15. Find Median from Data Stream (LC 295) | Two Heaps

Two heaps: a max-heap for the lower half, a min-heap for the upper half. Keep them balanced (size difference at most 1). The median is the top of the larger heap, or the average of both tops.

Uber explicitly reports stream median variants in the context of surge pricing and driver ETA distributions. This problem signals that you can reason about online algorithms and streaming data, both real constraints for any mobile engineer building analytics pipelines.

Three Weeks. Do It in This Order.

Week	Problems	Focus
1	Two Sum, Reverse Linked List, LRU Cache, Sliding Window	Foundations + the most important one
2	Tree BFS/DFS (102, 543, 297), Grid/Graph (200, 79, 207)	Trees and graphs, the mobile-heavy zone
3	Merge Intervals, Coin Change, Kth Largest, Median Stream, Hit Counter	Intervals, DP, heap, design

On at least a third of these problems, practice out loud before running the code. Mobile interviews are voice-based, 45-minute sessions. The problems you solved silently at home feel completely different when you have to narrate them in real time. SpaceComplexity runs voice-based mock interviews with rubric-graded feedback covering exactly these patterns. A few sessions before your onsite is worth the reps.

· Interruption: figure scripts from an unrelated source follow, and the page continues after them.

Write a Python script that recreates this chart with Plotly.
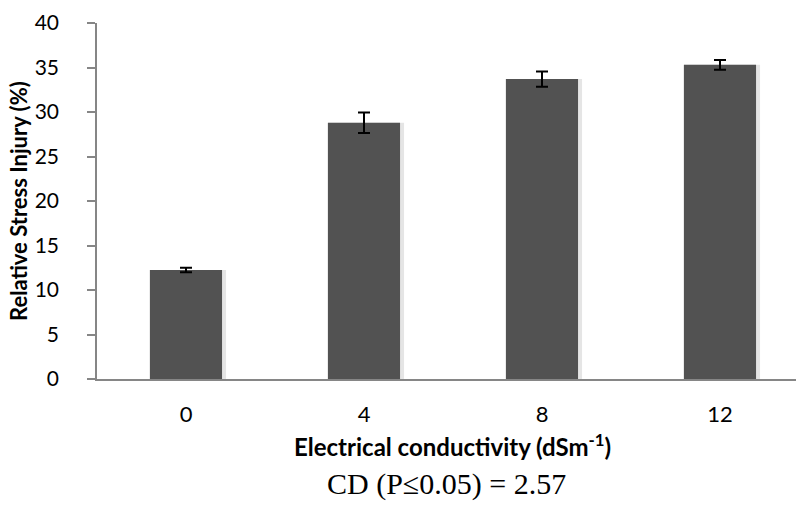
import plotly.graph_objects as go

# Electrical conductivity levels (dS m^-1) and relative stress injury (%)
ec_levels = ["0", "4", "8", "12"]
rsi_mean = [12.25, 28.8, 33.7, 35.3]
rsi_err = [0.25, 1.15, 0.85, 0.55]
y_ticks = [0, 5, 10, 15, 20, 25, 30, 35, 40]

W, H = 796, 523
left, top, bottom = 97, 23, 144
cat_px = 178.0
x_hi = -0.5 + (W - left) / cat_px
SANS = "Lato, Open Sans, sans-serif"

fig = go.Figure()

# soft shadow behind each bar
fig.add_trace(go.Bar(
    x=list(range(len(ec_levels))), y=rsi_mean, width=0.43,
    marker=dict(color="rgba(0,0,0,0.10)", line=dict(width=0)),
    offset=-0.205, hoverinfo="skip", showlegend=False,
))

fig.add_trace(go.Bar(
    x=list(range(len(ec_levels))), y=rsi_mean, width=0.405,
    marker=dict(color="#525252", line=dict(width=0)),
    error_y=dict(type="data", array=rsi_err, visible=True,
                 color="black", thickness=2, width=6),
    showlegend=False,
))

fig.update_layout(
    width=W, height=H,
    margin=dict(l=left, r=0, t=top, b=bottom),
    paper_bgcolor="white", plot_bgcolor="white",
    barmode="overlay",
    font=dict(family=SANS, color="black"),
)

fig.update_xaxes(
    range=[-0.5, x_hi],
    tickmode="array", tickvals=list(range(len(ec_levels))), ticktext=ec_levels,
    tickfont=dict(size=22, family=SANS), ticks="", ticklabelstandoff=15,
    showgrid=False, zeroline=False,
    showline=True, linecolor="#868686", linewidth=1.5,
)
fig.update_yaxes(
    range=[0, 40], tickvals=y_ticks,
    tickfont=dict(size=21, family=SANS), ticks="outside", ticklen=8,
    tickcolor="#868686", tickwidth=1.5, ticklabelstandoff=24,
    showgrid=False, zeroline=False,
    showline=True, linecolor="#868686", linewidth=1.5,
)

fig.add_annotation(
    text="<b>Relative Stress Injury (%)</b>", textangle=-90,
    xref="paper", yref="paper", x=-(left - 18) / (W - left), y=0.5,
    xanchor="center", yanchor="middle", showarrow=False,
    font=dict(size=22, family=SANS),
)
fig.add_annotation(
    text="<b>Electrical conductivity (dSm<sup>-1</sup>)</b>",
    xref="paper", yref="paper",
    x=(452 - left) / (W - left), y=-(445 - (H - bottom)) / (H - top - bottom),
    xanchor="center", yanchor="middle", showarrow=False,
    font=dict(size=24, family=SANS),
)
fig.add_annotation(
    text="CD (P≤0.05) = 2.57",
    xref="paper", yref="paper",
    x=(446 - left) / (W - left), y=-(484 - (H - bottom)) / (H - top - bottom),
    xanchor="center", yanchor="middle", showarrow=False,
    font=dict(size=30, family="Liberation Serif, Times New Roman, serif"),
)

fig.write_html("out.html")
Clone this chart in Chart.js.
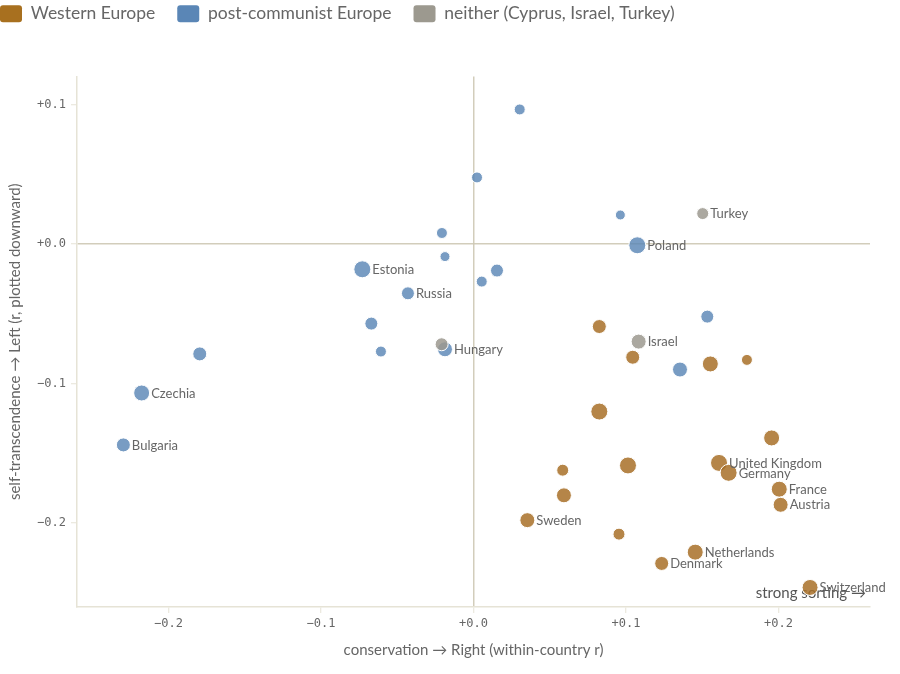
<!DOCTYPE html>
<html>
<head>
<meta charset="utf-8">
<script src="https://cdn.jsdelivr.net/npm/chart.js@4.4.1/dist/chart.umd.min.js"></script>
<style>
html,body{margin:0;padding:0;background:#fff;overflow:hidden;}
#wrap{position:relative;width:900px;height:674px;overflow:hidden;}
#c{position:absolute;left:-44px;top:-17px;}
</style>
</head>
<body>
<div id="wrap"><canvas id="c" width="944" height="691"></canvas></div>
<script>
var groups = ['Western Europe', 'post-communist Europe', 'neither (Cyprus, Israel, Turkey)'];
var legendColors = ['#a8701f', '#5a86b6', '#9c998f'];
var pointColors = ['rgba(168,112,40,0.85)', 'rgba(90,134,182,0.82)', 'rgba(156,153,143,0.85)'];

var westNames = ['', '', '', '', '', '', '', '', 'United Kingdom', 'Germany', 'France', 'Austria', '', 'Sweden', '', 'Netherlands', 'Denmark', 'Switzerland'];
var westX = [0.0825, 0.1044, 0.1553, 0.1793, 0.0825, 0.1955, 0.0585, 0.1013, 0.1610, 0.1673, 0.2005, 0.2014, 0.0593, 0.0353, 0.0954, 0.1454, 0.1234, 0.2207];
var westY = [-0.0591, -0.0811, -0.0859, -0.0830, -0.1200, -0.1389, -0.1620, -0.1586, -0.1568, -0.1639, -0.1756, -0.1868, -0.1800, -0.1978, -0.2078, -0.2207, -0.2288, -0.2460];
var westR = [7, 7, 8, 5.5, 8.5, 8, 6, 8.5, 8.5, 8.5, 8, 7.5, 7.5, 7.5, 6, 8, 7, 8];

var eastNames = ['', '', '', '', 'Poland', '', 'Estonia', '', '', 'Russia', '', '', 'Hungary', '', '', '', 'Czechia', 'Bulgaria'];
var eastX = [0.0303, 0.0023, 0.0963, -0.0207, 0.1074, -0.0187, -0.0729, 0.0154, 0.0054, -0.0430, -0.0670, -0.0607, -0.0187, 0.1533, 0.1354, -0.1795, -0.2176, -0.2296];
var eastY = [0.0964, 0.0477, 0.0208, 0.0079, -0.0009, -0.0090, -0.0181, -0.0190, -0.0269, -0.0353, -0.0570, -0.0770, -0.0754, -0.0520, -0.0899, -0.0787, -0.1067, -0.1439];
var eastR = [5.5, 5.5, 5, 5.5, 8.5, 5, 8.5, 6.5, 5.5, 6.5, 6.5, 5.5, 7.5, 6.5, 7.5, 7, 8, 7];

var otherNames = ['Turkey', 'Israel', ''];
var otherX = [0.1503, 0.1083, -0.0209];
var otherY = [0.0218, -0.0699, -0.0718];
var otherR = [6, 7.5, 6.5];

var xTicks = [-0.2, -0.1, 0, 0.1, 0.2];
var yTicks = [-0.2, -0.1, 0, 0.1];

function pts(xs, ys) {
  var out = [];
  for (var i = 0; i < xs.length; i++) out.push({x: xs[i], y: ys[i]});
  return out;
}
function fmt(v) {
  return (v < 0 ? '\u2212' : '+') + Math.abs(v).toFixed(1);
}

var zeroColor = 'rgba(205,200,180,0.9)';
var axisColor = '#e6e3d6';

// push the plot down below the legend
var legendSpace = {
  id: 'legendSpace',
  beforeInit: function(chart) {
    var fit = chart.legend.fit;
    chart.legend.fit = function() { fit.call(this); this.height += 44; };
  }
};

var pointLabels = {
  id: 'pointLabels',
  beforeDatasetsDraw: function(chart) {
    var a = chart.chartArea, ctx = chart.ctx;
    ctx.save();
    ctx.font = '15px Lato';
    ctx.fillStyle = '#555';
    ctx.textAlign = 'right';
    ctx.textBaseline = 'middle';
    ctx.fillText('strong sorting \u2192', a.right - 4, a.bottom - 14);
    ctx.restore();
  },
  afterDatasetsDraw: function(chart) {
    var ctx = chart.ctx;
    ctx.save();
    ctx.font = '13px Lato';
    ctx.fillStyle = '#666';
    ctx.textAlign = 'left';
    ctx.textBaseline = 'middle';
    chart.data.datasets.forEach(function(ds, i) {
      var meta = chart.getDatasetMeta(i);
      meta.data.forEach(function(el, j) {
        var name = ds.names[j];
        if (!name) return;
        ctx.fillText(name, el.x + ds.pointRadius[j] + 1.5, el.y + 0.5);
      });
    });
    ctx.restore();
  }
};

var ctx = document.getElementById('c');
var chart = new Chart(ctx, {
  type: 'scatter',
  data: {
    datasets: [
      {label: groups[0], names: westNames, data: pts(westX, westY), pointRadius: westR, order: 1,
       backgroundColor: pointColors[0], borderColor: '#fff', borderWidth: 1},
      {label: groups[1], names: eastNames, data: pts(eastX, eastY), pointRadius: eastR, order: 2,
       backgroundColor: pointColors[1], borderColor: '#fff', borderWidth: 1},
      {label: groups[2], names: otherNames, data: pts(otherX, otherY), pointRadius: otherR, order: 0,
       backgroundColor: pointColors[2], borderColor: '#fff', borderWidth: 1}
    ]
  },
  options: {
    responsive: false,
    animation: false,
    devicePixelRatio: 1,
    layout: {padding: {left: 22, right: 30, top: 0, bottom: 0}},
    plugins: {
      tooltip: {enabled: false},
      legend: {
        position: 'top',
        align: 'start',
        labels: {
          boxWidth: 22,
          boxHeight: 17,
          padding: 22,
          useBorderRadius: true,
          borderRadius: 3,
          font: {family: 'Lato', size: 17.5},
          color: '#666',
          sort: function(a, b) { return a.datasetIndex - b.datasetIndex; },
          generateLabels: function(chart) {
            return groups.map(function(g, i) {
              return {text: g, fillStyle: legendColors[i], strokeStyle: legendColors[i], lineWidth: 0,
                      datasetIndex: i, fontColor: '#666', borderRadius: 3, hidden: false};
            });
          }
        }
      }
    },
    scales: {
      x: {
        type: 'linear',
        min: -0.26,
        max: 0.26,
        afterFit: function(s) { s.height = 67; },
        afterBuildTicks: function(s) { s.ticks = xTicks.map(function(v) { return {value: v}; }); },
        border: {color: axisColor, width: 1.5},
        grid: {
          color: function(c) { return c.tick && c.tick.value === 0 ? zeroColor : 'rgba(0,0,0,0)'; },
          lineWidth: 1.5,
          tickColor: axisColor,
          tickLength: 6,
          tickWidth: 1
        },
        ticks: {
          autoSkip: false,
          maxRotation: 0,
          padding: 4,
          font: {family: 'DejaVu Sans Mono', size: 12},
          color: '#666',
          callback: function(v) { return fmt(v); }
        },
        title: {
          display: true,
          text: 'conservation \u2192 Right (within-country r)',
          font: {family: 'Lato', size: 15},
          color: '#666',
          padding: {top: 4, bottom: 15}
        }
      },
      y: {
        type: 'linear',
        min: -0.26,
        max: 0.12,
        afterFit: function(s) { s.width = 99; },
        afterBuildTicks: function(s) { s.ticks = yTicks.map(function(v) { return {value: v}; }); },
        border: {color: axisColor, width: 1.5},
        grid: {
          color: function(c) { return c.tick && c.tick.value === 0 ? zeroColor : 'rgba(0,0,0,0)'; },
          lineWidth: 1.5,
          tickColor: axisColor,
          tickLength: 6,
          tickWidth: 1
        },
        ticks: {
          padding: 5,
          font: {family: 'DejaVu Sans Mono', size: 12},
          color: '#666',
          callback: function(v) { return fmt(v); }
        },
        title: {
          display: true,
          text: 'self-transcendence \u2192 Left (r, plotted downward)',
          font: {family: 'Lato', size: 15},
          color: '#666',
          padding: {top: 28, bottom: 4}
        }
      }
    }
  },
  plugins: [legendSpace, pointLabels]
});
</script>
</body>
</html>
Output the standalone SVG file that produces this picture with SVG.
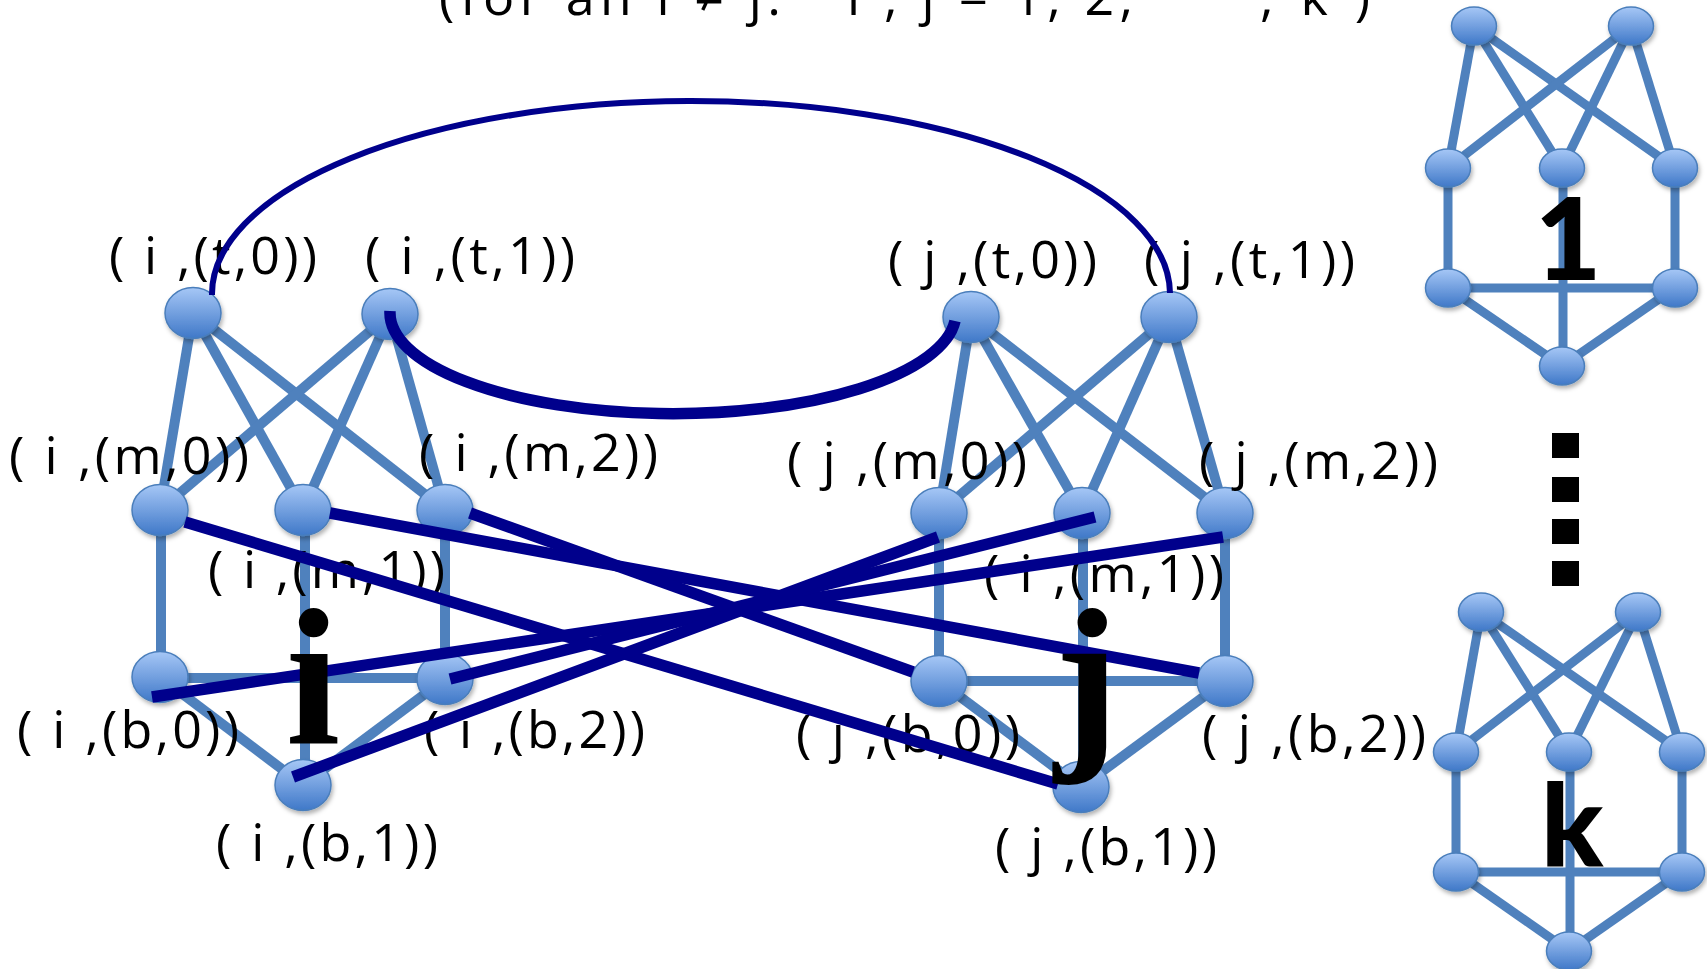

For more on what platforms weight which skills, the iOS engineer DSA guide and the Android developer interview guide go deeper on platform-specific expectations alongside the algorithmic prep.

Before You Close This Tab

Trees are overrepresented in mobile interviews relative to backend roles. Plan for at least one tree problem per round.
LRU Cache is the single most mobile-specific problem on this list. Implement it from scratch, including the doubly linked list, not just the interface.
Design Hit Counter, Median from Data Stream, and Serialize/Deserialize Binary Tree signal that you can build data infrastructure, not just solve puzzles.
Correct code with zero verbal explanation does not clear the rubric. Practice narrating your solution before you submit it.